Ada beberapa faktor menarik ketika mengkaji Kota Surakarta sebagai Heritage Tourism. Selain sebagai deklarator dan anggota jaringan Kota Pusaka Indonesia (KJPI) sejak 2008 dan anggota Organization of World Heritage Cities, Kota Surakarta memiliki 2 keraton, yaitu Keraton Kasunanan (1745) dan Pura Mangkunegaran (1757). Juga ada benteng Belanda yaitu Vastenburg sejak 1745.
Kemudian di kota Solo (Surakarta) terdapat dua kawasan cagar budaya berupa permukiman, yaitu permukiman Baluwarti dan permukiman Laweyan. Di luar itu, masih ada satu permukiman, yaitu permukiman Kauman, tetapi kawasan ini belum ditetapkan sebagai cagar budaya dan sudah mulai kehilangan keasliannya.
“Karena itu saya lebih memilih kawasan permukiman Baluwarti dan permukiman Laweyan untuk menjadi kajian dalam penelitian”, ujar Dr. RR. Erna Sadiarti Budiningtyas, dosen dan Peneliti Pariwisata ABA St.Pignatelli, Surakarta, saat memaparkan hasil penelitian disertasinya dalam Seminar Nasional Kepariwisataan Seri #1 yang digelar oleh Prodi Kajian Pariwisata, Sekolah Pascasarjana UGM, secara daring Selasa malam (3/11).
Selain menyoroti citra Laweyan sebagai heritage tourism yang semakin merosot, dalam penelitian Erna juga menemukan fakta lain di kampung heritage Baluwarti. Disebutnya, Laweyan sebagai kondisi kopen ora kajen, dan kawasan Baluwarti sebagai kajen ora kopen.
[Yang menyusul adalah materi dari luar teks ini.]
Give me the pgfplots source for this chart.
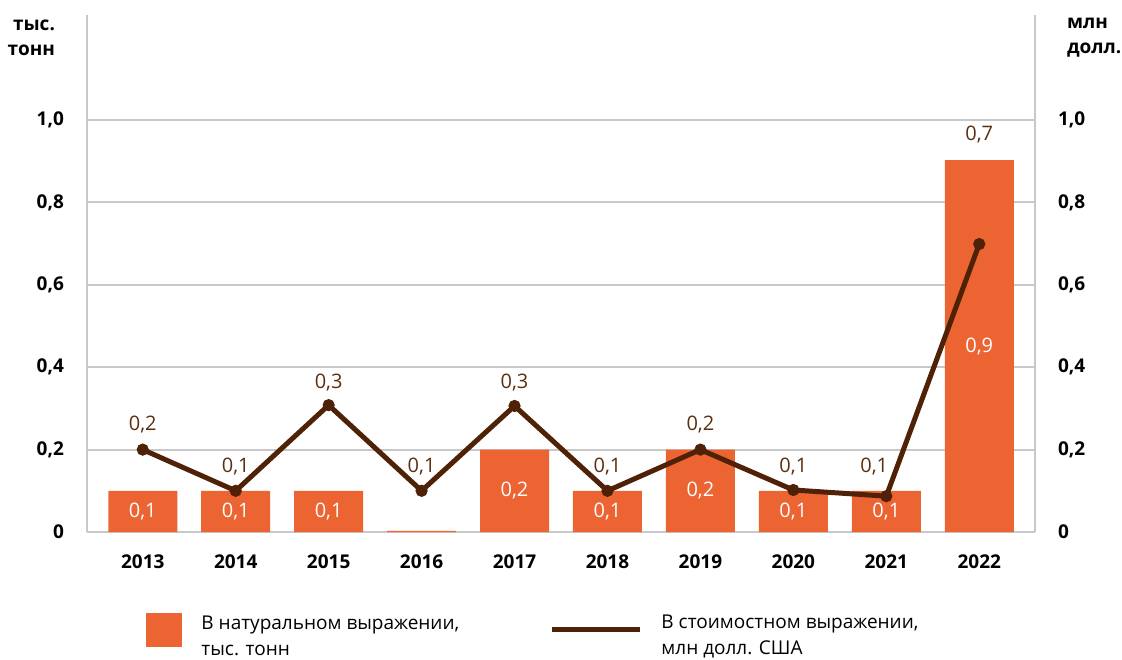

Kopen ora kajen (terawat tapi tidak dihargai), menurut Erna, penggambaran kondisi Kampung Batik Laweyan. Kondisi kampung yang masuk dalam heritage tourism ini begitu memprihatinkan, dan masuk dalam kategori unsustainable tourism.
Erna mengungkap semakin banyak daya tarik warisan budaya yang hilang. Karena persaingan dagang maka rumah-rumah juragan batik di Laweyan banyak berpindah tangan.
Selain itu, karena urusan warisan maka rumah-rumah itupun terpotong-potong tidak utuh. Para pedagang batik yang kecil-kecil hingga pinggiran juga kehilangan pasar karena kalah dalam persaingan.
“Yang bertahan adalah usaha batik besar-besar. Demi melayani tamu, mereka pun kemudian membuka rumah, dan tidak sedikit dari tamu masuk rumah melihat-lihat batik. Ini karena persaingan sehingga rumah-rumah pun seperti di jag-jag (ora kopen/ tidak dihargai) lagi,” katanya.
Bagi Prof. Dr. M. Baiquni, M.A mengembangkan pariwisata Surakarta berbasis kearifan lokal sebaiknya dengan konsep merasakan dan mengalami sehingga wisatawan bisa tinggal berminggu-minggu atau berbulan-bulan. Wisatawan tidak hanya melihat orang membatik tapi sekaligus belajar membatik, dan belajar pula klenengan, tarian, atau musik kampung lainnya seperti hadrah.
Menurutnya, pariwisata harus dikembangkan dengan mengembalikan kultur, kearifan lokal dan perawatan lingkungan, sebab dengan pengembangan pariwisata seperti itu berarti juga pemulihan kondisi lingkungan hidup. Untuk menghidupkan kampung-kampung heritage, perlu dilakukan dengan mengembalikan ekologi dan ekosistemnya.
“Ada tiga hal yang bisa dikembangkan sebagai ikon pariwisata Solo berbasis kearifan lokal, yaitu kuliner, batik dan sejarah. Kuliner ada nasi liwet, selat Solo, cabuk rambak dan sebagainya. Batik ada kampung batik Kauman, Baluwarti, Laweyan,” katanya.
Selain itu, katanya, ada juga Museum Sangiran yang banyak menyajikan masa pre-historic. Sangiran ini adalah world heritage, dan memiliki daya tarik untuk belajar antropologi, arkeologi, geografi maupun sejarah.
“Meski berjarak 17 km dari Sala, Sangiran bisa dikembangkan dalam rangkaian pariwisata Solo. Apalagi di Sangiran juga telah ada World Class Museum,” katanya.